Moscow
Russia's capital, the largest city in Europe
No European city sprawls quite like Moscow. From the red-brick walls of the Kremlin, twelve concentric ring roads radiate outward across a low forested plain, swelling into a metropolis of nearly thirteen million people. Onion-domed cathedrals, Stalinist skyscrapers, and glass towers stand within sight of one another, and beneath the streets runs a metro system whose marble-and-chandelier stations were built as palaces for the people. It is at once medieval fortress, imperial seat, Soviet showpiece, and modern megacity layered on a single bend of the Moskva River.
Moscow occupies the gentle terrain of the East European Plain, rising in places to around 255 metres on the Teplostan Upland and dipping toward the Moskva, the river that gave the city its name. Winters are long and severe, with the river often freezing and snow blanketing the boulevards for months, and summers are warm and brief. The historic core is organized around the Kremlin and Red Square, with the city growing outward in rings as forests, parks, and reservoirs thread between the dense residential districts.
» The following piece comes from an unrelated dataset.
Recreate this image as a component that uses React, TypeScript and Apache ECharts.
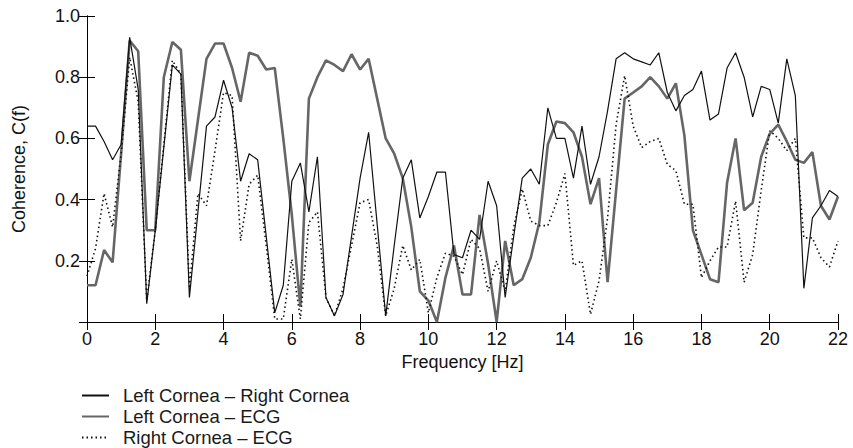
import React, { useEffect, useRef } from "react";
import * as echarts from "echarts";

const freq = [
  0, 0.25, 0.5, 0.75, 1, 1.25, 1.5, 1.75, 2, 2.25, 2.5, 2.75, 3, 3.25, 3.5, 3.75,
  4, 4.25, 4.5, 4.75, 5, 5.25, 5.5, 5.75, 6, 6.25, 6.5, 6.75, 7, 7.25, 7.5, 7.75,
  8, 8.25, 8.5, 8.75, 9, 9.25, 9.5, 9.75, 10, 10.25, 10.5, 10.75, 11, 11.25, 11.5, 11.75,
  12, 12.25, 12.5, 12.75, 13, 13.25, 13.5, 13.75, 14, 14.25, 14.5, 14.75, 15, 15.25, 15.5, 15.75,
  16, 16.25, 16.5, 16.75, 17, 17.25, 17.5, 17.75, 18, 18.25, 18.5, 18.75, 19, 19.25, 19.5, 19.75,
  20, 20.25, 20.5, 20.75, 21, 21.25, 21.5, 21.75, 22,
];

const leftRight = [
  0.64, 0.64, 0.59, 0.53, 0.58, 0.93, 0.76, 0.06, 0.30, 0.57, 0.84, 0.81, 0.08, 0.36, 0.64, 0.67,
  0.79, 0.70, 0.46, 0.55, 0.53, 0.28, 0.03, 0.12, 0.46, 0.52, 0.36, 0.54, 0.08, 0.02, 0.09, 0.28,
  0.47, 0.62, 0.32, 0.02, 0.25, 0.47, 0.53, 0.34, 0.41, 0.49, 0.49, 0.22, 0.21, 0.30, 0.27, 0.46,
  0.38, 0.08, 0.28, 0.47, 0.50, 0.45, 0.70, 0.60, 0.60, 0.47, 0.64, 0.45, 0.54, 0.69, 0.86, 0.88,
  0.86, 0.85, 0.84, 0.88, 0.75, 0.69, 0.74, 0.76, 0.82, 0.66, 0.68, 0.83, 0.88, 0.80, 0.67, 0.77,
  0.76, 0.65, 0.86, 0.74, 0.11, 0.34, 0.38, 0.43, 0.41,
];

const leftEcg = [
  0.12, 0.12, 0.235, 0.195, 0.55, 0.92, 0.885, 0.30, 0.30, 0.80, 0.915, 0.89, 0.46, 0.66, 0.86, 0.91,
  0.91, 0.83, 0.72, 0.88, 0.87, 0.825, 0.83, 0.60, 0.35, 0.05, 0.73, 0.80, 0.855, 0.84, 0.82, 0.875,
  0.825, 0.86, 0.73, 0.60, 0.55, 0.47, 0.31, 0.10, 0.07, 0.0, 0.145, 0.25, 0.09, 0.09, 0.35, 0.19,
  0.0, 0.265, 0.12, 0.14, 0.21, 0.325, 0.58, 0.655, 0.65, 0.62, 0.54, 0.385, 0.47, 0.13, 0.43, 0.73,
  0.75, 0.77, 0.80, 0.77, 0.73, 0.78, 0.61, 0.30, 0.22, 0.14, 0.13, 0.455, 0.60, 0.365, 0.39, 0.54,
  0.615, 0.645, 0.59, 0.53, 0.52, 0.555, 0.38, 0.335, 0.41,
];

const rightEcg = [
  0.15, 0.24, 0.42, 0.31, 0.55, 0.865, 0.72, 0.07, 0.30, 0.58, 0.855, 0.81, 0.11, 0.42, 0.38, 0.56,
  0.75, 0.74, 0.265, 0.45, 0.48, 0.25, 0.01, 0.01, 0.205, 0.01, 0.325, 0.36, 0.08, 0.02, 0.11, 0.25,
  0.39, 0.40, 0.25, 0.02, 0.11, 0.25, 0.17, 0.205, 0.03, 0.145, 0.225, 0.215, 0.155, 0.27, 0.24, 0.10,
  0.20, 0.10, 0.31, 0.435, 0.33, 0.315, 0.315, 0.39, 0.485, 0.185, 0.20, 0.025, 0.135, 0.34, 0.645, 0.805,
  0.64, 0.57, 0.59, 0.60, 0.515, 0.495, 0.385, 0.385, 0.145, 0.20, 0.245, 0.245, 0.395, 0.13, 0.22, 0.43,
  0.625, 0.60, 0.56, 0.60, 0.275, 0.275, 0.21, 0.18, 0.265,
];

const seriesNames = [
  "Left Cornea \u2013 Right Cornea",
  "Left Cornea \u2013 ECG",
  "Right Cornea \u2013 ECG",
];

const FONT = "'Liberation Sans', Arial, sans-serif";

export default function App() {
  const ref = useRef<HTMLDivElement>(null);
  useEffect(() => {
    if (!ref.current) return;
    const chart = echarts.init(ref.current, undefined, { renderer: "svg" });
    const pairs = (vals: number[]) => freq.map((f, i) => [f, vals[i]]);
    const axisCommon = {
      type: "value" as const,
      axisLine: { show: true, lineStyle: { color: "#000", width: 1 } },
      axisTick: { show: true, inside: true, length: 8, lineStyle: { color: "#000" } },
      splitLine: { show: false },
    };
    const legendTops = [386, 407, 428];
    const legends = seriesNames.map((name, i) => ({
      orient: "horizontal",
      left: 81,
      top: legendTops[i],
      padding: 0,
      itemWidth: 27,
      itemHeight: 16,
      itemStyle: { opacity: 0 },
      textStyle: {
        fontSize: 18.5,
        lineHeight: 18,
        color: "#1a1a1a",
        fontFamily: FONT,
        padding: [0, 0, 0, 9],
      },
      data: [name],
    }));
    chart.setOption({
      animation: false,
      backgroundColor: "#fff",
      textStyle: { fontFamily: FONT },
      grid: { left: 87, right: 15, top: 16, bottom: 126, containLabel: false },
      legend: legends,
      xAxis: [
        {
          ...axisCommon,
          min: 0,
          max: 22,
          interval: 2,
          position: "bottom",
          name: "Frequency [Hz]",
          nameLocation: "middle",
          nameGap: 29,
          nameTextStyle: { fontSize: 18, color: "#111", fontFamily: FONT },
          axisLabel: { fontSize: 18, color: "#111", margin: 8, fontFamily: FONT },
        },
        {
          ...axisCommon,
          min: 0,
          max: 22,
          interval: 2,
          position: "top",
          axisLabel: { show: false },
        },
      ],
      yAxis: [
        {
          ...axisCommon,
          min: 0,
          max: 1,
          interval: 0.2,
          position: "left",
          name: "Coherence, C(f)",
          nameLocation: "middle",
          nameGap: 59,
          nameTextStyle: { fontSize: 18, color: "#111", fontFamily: FONT },
          axisLabel: {
            fontSize: 18,
            color: "#111",
            margin: 7,
            fontFamily: FONT,
            formatter: (v: number) => (v === 0 ? "" : v.toFixed(1)),
          },
        },
        {
          ...axisCommon,
          min: 0,
          max: 1,
          interval: 0.2,
          position: "right",
          axisLabel: { show: false },
        },
      ],
      series: [
        {
          name: seriesNames[0],
          type: "line",
          data: pairs(leftRight),
          symbol: "none",
          z: 3,
          lineStyle: { color: "#111", width: 1.2 },
          itemStyle: { color: "#111" },
        },
        {
          name: seriesNames[1],
          type: "line",
          data: pairs(leftEcg),
          symbol: "none",
          z: 2,
          lineStyle: { color: "#666", width: 2.6 },
          itemStyle: { color: "#666" },
        },
        {
          name: seriesNames[2],
          type: "line",
          data: pairs(rightEcg),
          symbol: "none",
          z: 4,
          lineStyle: { color: "#111", width: 1.6, type: [1.5, 3] },
          itemStyle: { color: "#111" },
        },
      ],
    });
    return () => chart.dispose();
  }, []);
  return <div ref={ref} style={{ width: 853, height: 448, position: "absolute", left: 0, top: 0 }} />;
}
First recorded in 1147 as a wooden stockade of the princes of Vladimir-Suzdal, Moscow rose to dominate the gathering of Russian lands and became the seat of the tsars before Peter the Great moved the capital to his new city on the Baltic. The Bolsheviks returned the capital here in 1918, and through the twentieth century Moscow was the nerve center of the Soviet Union. Today it is Russia's political and financial heart, home to the Bolshoi Theatre, dozens of universities, and a concentration of wealth and power unmatched elsewhere in the country.